The course includes clear Guidelines, as well as General Techniques and Procedures, and an easy to use sound guide.  

Research-based Instruction

Harrison’s work also followed the recommendations of Educational Programs that Work and Effective School’s research.  The report found that there are unique characteristics and processes common to education where all children are learning, regardless of family background, or aptitude, which was commonly thought to be the determinant as to whether a child could learn to read or not.  Harrison’s Structured Tutoring model and also the classroom model have proven to be effective for all children, especially those thought to be unable to master reading for all of the common explanations of failure to learn.

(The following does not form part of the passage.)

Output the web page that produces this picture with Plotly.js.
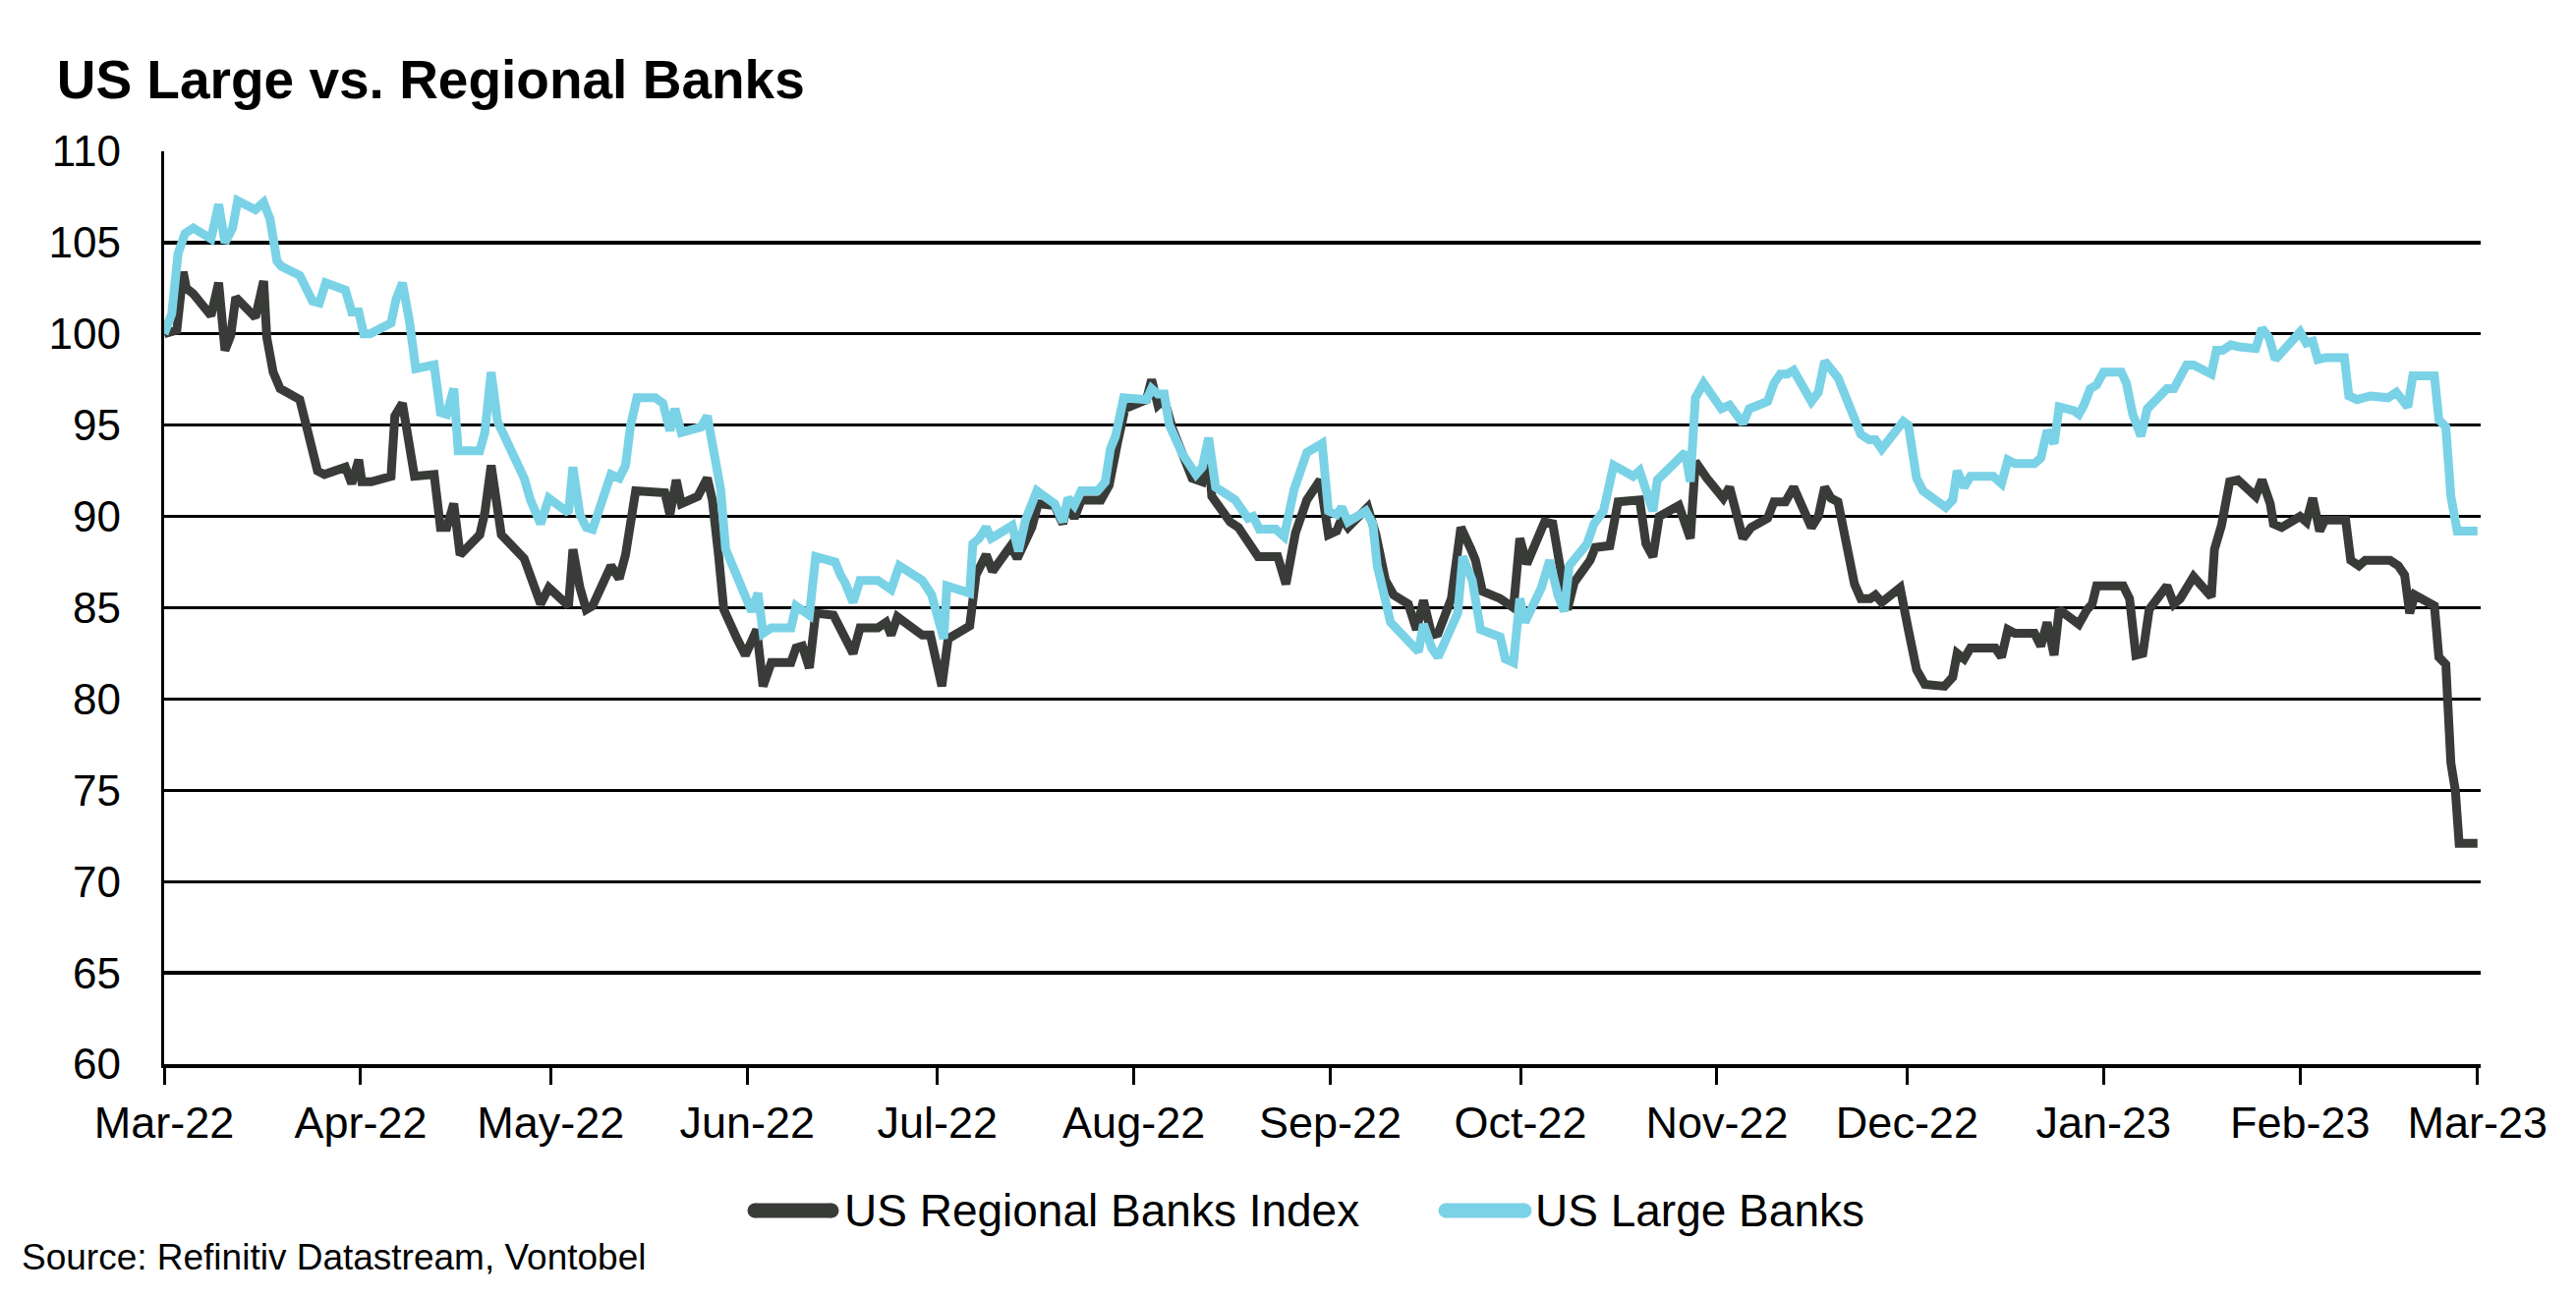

Research has shown that the root cause of failure of a child to learn to read is the inability to blend letter sounds to form words.  Based on this finding, procedures are provided in this course for teaching children to blend letter sounds.  In addition, the lessons cover other critical aspects of reading.  In the lessons it is explained how to:

  • Teach letter sounds and basic attack skills (blending individual sounds to form words)
  • Teach the most frequently encountered sight words (those whose pronunciation must be memorized (e.g., the, where)
  • Teach phonetic rules
  • Teach students to read fluently and comprehend what they read

The only way to ensure that children are proficient in their ability to “decode” or sound out words, is to give them extensive practice reading phonetically regular words which have not been encountered previously.  The surest way to do this, is to have them read nonsense words (e.g., faf, thexcon, brime).  For this reason, the child is given practice decoding nonsense words to ensure their ability to decode new words that haven’t been encountered before.

The Book of Mormon

The Book of Mormon is a perfect text for teaching reading because in the process of reading the Book of Mormon, the critical sub-skills of reading are practiced over and over again.  Children who can read the Book of Mormon fluently do not experience difficulty reading other materials.